Akan tetapi hal itu jangan dijadikan kebiasaan, maksudnya makanan selalu disuguhkan saat masuk waktu shalat, sebab hal itu berarti dia memang berencana meninggalkan shalat berjamaah. Ketentuan ini berlaku jika kasusnya terjadi kebetulan saja, maka ketika itu ada uzur untuk meninggalkan shalat berjamaah dan dia dibolehkan makan sampai kenyang. Karena kalau dia hanya makan satu atau dua suap saja, bisa jadi hatinya akan semakin terikat dengannya.
Berbeda dengan seseorang yang dalam kondisi terpaksa untuk memakan makanan haram yang dia dapatkan, seperti bangkai, apakah kita dapat katakan kepadanya, kalau anda tidak mendapatkan kecuali bangkai dan hal itu dapat menyelamatkan dari kebinasaan, maka makanlah bangkai sampai kenyang? Atau kita katakan ‘Makanlah sesuai dengan kadar darurat? Yang benar adalah kita katakan kepadanya ‘Makanlah sesuai kebutuhan darurat, kalau cukup dengan dua suapan, maka jangan makan suapan ketiga.'
Apakah soal makan malam dapat diqiyaskan dengan sesuatu yang mengganggu, seseorang seperti buang air kecil dan besar serta buang angin (kentut)?
Jawabannya adalah ya, dapat diqiyaskan dengannya. Bahkan terdapat dalam Shahih Muslim, sesungguhnya Nabi sallallahu alaihi wa sallam bersabda:
لا صلاة بحضرة طعام ولا هو يدافعه الأخبثان
“Tidak (sempurna) shalat ketika makanan telah dihidangkan dan juga ketika seseorang menahan dua buang hajat." Maksudnya buang air kecil dan besar. Termasuk juga di dalamnya buang angin.
Kaidahnya adalah bahwa semua yang dapat mengganggu kekhusyuan seseorang dalam shalat, misalnya dirinya tertarik kepadanya jika itu perkara yang diinginkan, atau takut kepadanya kalau hal itu perkara yang dibenci, maka hendaknya perkara itu sudah diatasi sebelum mulai shalat.
Dapat kita simpulkan di sini suatu faedah; yaitu bahwa inti dan ruh shalat adalah kehadiran hati, oleh karena itu Nabi sallallahualaihi wa sallam memerintahkan untuk menghilangkan semua yang menghalangi hal itu sebelum seseorang memulai shalatnya." (Fatawa Syekh Ibnu Utsaimin, jilid 13, pertanyaan no. 588)

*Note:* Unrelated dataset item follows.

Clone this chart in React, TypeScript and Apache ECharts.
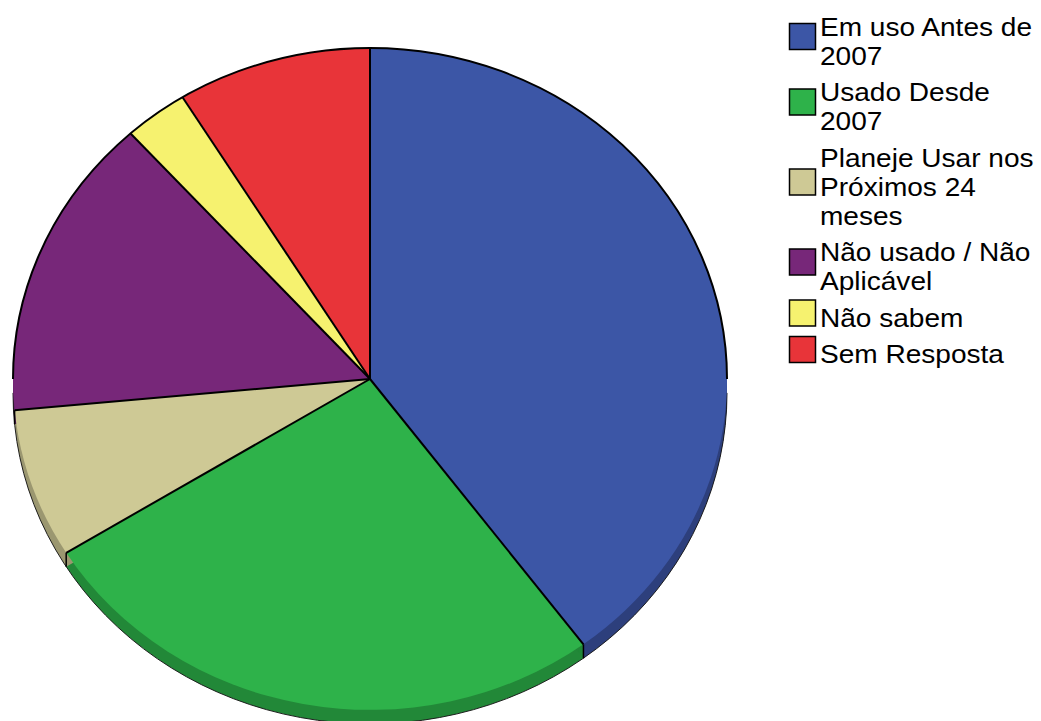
import React, { useEffect, useRef } from "react";
import * as echarts from "echarts";

const categories = [
  "Em uso Antes de\n2007",
  "Usado Desde\n2007",
  "Planeje Usar nos\nPróximos 24\nmeses",
  "Não usado / Não\nAplicável",
  "Não sabem",
  "Sem Resposta",
];
const values = [39.8, 26.4, 7.3, 14.8, 2.9, 8.8];
const colors = ["#3c56a6", "#2eb24a", "#cec995", "#772779", "#f6f26f", "#e83439"];
const sideColors = ["#2d3f7c", "#228838", "#9b9770", "#561c58", "#b8b553", "#ad262a"];

const CX = 370;
const CY = 379;
const RX = 357;
const RY = 331;
const DEPTH = 14;

const FONT_SIZE = 25.5;
const LINE_H = 29;
const TEXT_X = 820;
const SQ_X = 789.5;
const SQ = 26;

export default function App() {
  const ref = useRef<HTMLDivElement>(null);

  useEffect(() => {
    if (!ref.current) return;
    const chart = echarts.init(ref.current, undefined, { renderer: "svg" });
    const total = values.reduce((a, b) => a + b, 0);
    const sy = RY / RX;

    const series = categories.map((name, i) => {
      const before = values.slice(0, i).reduce((a, b) => a + b, 0);
      return {
        type: "custom",
        name,
        coordinateSystem: "none",
        silent: true,
        data: [[values[i]]],
        itemStyle: { color: colors[i] },
        renderItem: (params: any, api: any) => {
          const v = api.value(0);
          const a0 = -Math.PI / 2 + (2 * Math.PI * before) / total;
          const a1 = a0 + (2 * Math.PI * v) / total;
          const children: any[] = [];
          for (let k = 1; k <= DEPTH; k++) {
            children.push({
              type: "sector",
              shape: { cx: CX, cy: CY, r0: 0, r: RX, startAngle: a0, endAngle: a1, clockwise: true },
              originX: CX,
              originY: CY,
              scaleY: sy,
              y: k,
              style: { fill: sideColors[i] },
              z2: 1,
            });
          }
          children.push({
            type: "sector",
            shape: { cx: CX, cy: CY, r0: 0, r: RX, startAngle: a0, endAngle: a1, clockwise: true },
            originX: CX,
            originY: CY,
            scaleY: sy,
            style: { fill: colors[i] },
            z2: 10,
          });
          const px = CX + RX * Math.cos(a0);
          const py = CY + RY * Math.sin(a0);
          children.push({
            type: "line",
            shape: { x1: CX, y1: CY, x2: px, y2: py },
            style: { stroke: "#000", lineWidth: 2 },
            z2: 20,
          });
          if (Math.sin(a0) > 0.05) {
            children.push({
              type: "line",
              shape: { x1: px, y1: py, x2: px, y2: py + DEPTH },
              style: { stroke: "#000", lineWidth: 1.5 },
              z2: 20,
            });
          }
          if (i === 0) {
            children.push({
              type: "arc",
              shape: { cx: CX, cy: CY, r: RX, startAngle: Math.PI, endAngle: 2 * Math.PI, clockwise: true },
              originX: CX,
              originY: CY,
              scaleY: sy,
              style: { stroke: "#000", lineWidth: 2, fill: "none" },
              z2: 20,
            });
            children.push({
              type: "arc",
              shape: { cx: CX, cy: CY, r: RX, startAngle: 0, endAngle: Math.PI, clockwise: true },
              originX: CX,
              originY: CY,
              scaleY: sy,
              y: DEPTH,
              style: { stroke: "#1a1a1a", lineWidth: 1, fill: "none" },
              z2: 5,
            });
          }
          return { type: "group", children };
        },
      };
    });

    // legend drawn as graphic elements, laid out from the category labels
    const legendEls: any[] = [];
    let baseline = 36;
    categories.forEach((name, i) => {
      const lines = name.split("\n");
      const baselines = lines.map((_, j) => baseline + j * LINE_H);
      const mean = baselines.reduce((a, b) => a + b, 0) / baselines.length;
      const sqCenter = mean - 14;
      legendEls.push({
        type: "rect",
        shape: { x: SQ_X, y: sqCenter - SQ / 2, width: SQ, height: SQ },
        style: { fill: colors[i], stroke: "#000", lineWidth: 1.5 },
      });
      lines.forEach((line, j) => {
        legendEls.push({
          type: "text",
          x: TEXT_X,
          y: baselines[j] - 0.3465 * FONT_SIZE,
          scaleX: 1.1,
          style: {
            text: line,
            fill: "#000",
            font: `${FONT_SIZE}px "Liberation Sans", Arial, sans-serif`,
            textAlign: "left",
            textVerticalAlign: "middle",
          },
        });
      });
      baseline = baselines[baselines.length - 1] + 36.5;
    });

    chart.setOption({
      animation: false,
      color: colors,
      graphic: { elements: legendEls },
      series,
    } as any);

    return () => chart.dispose();
  }, []);

  return (
    <div
      ref={ref}
      style={{ position: "fixed", left: 0, top: 0, width: 1041, height: 721, background: "#fff" }}
    />
  );
}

Beliau rahimahullah juga ditanya, "Kalau seseorang menahan kencing dan khawatir kalau buang hajatnya dahulu, dia akan tertinggal shalat berjamaah, apakah dia boleh menunaikan shalat dalam keadaan menahan buang hajat demi untuk mendapatkan shalat berjamaah, atau dia buang hajat dahulu, meskipun ketinggalan shalat berjamaah?"
Maka beliau menjawab, "Hendaknya dia buang hajat dahulu lalu berwudhu, meskipun ketinggalan shalat berjamaah, karena hal ini termasuk uzur, karena Nabi sallallahu alaihi wa sallam bersabda:
لا صـلاة بحضرة طعام ، ولا هـو يدافعه الأخبثان
“Tidak (sempurna) shalat seseorang ketika makanan telah dihidangkan dan tidak juga dalam kondisi menahan dua buang hajat."
(Fatawa Syekh Ibnu Utsaimin, jilid 13, pertanyaan no. 589).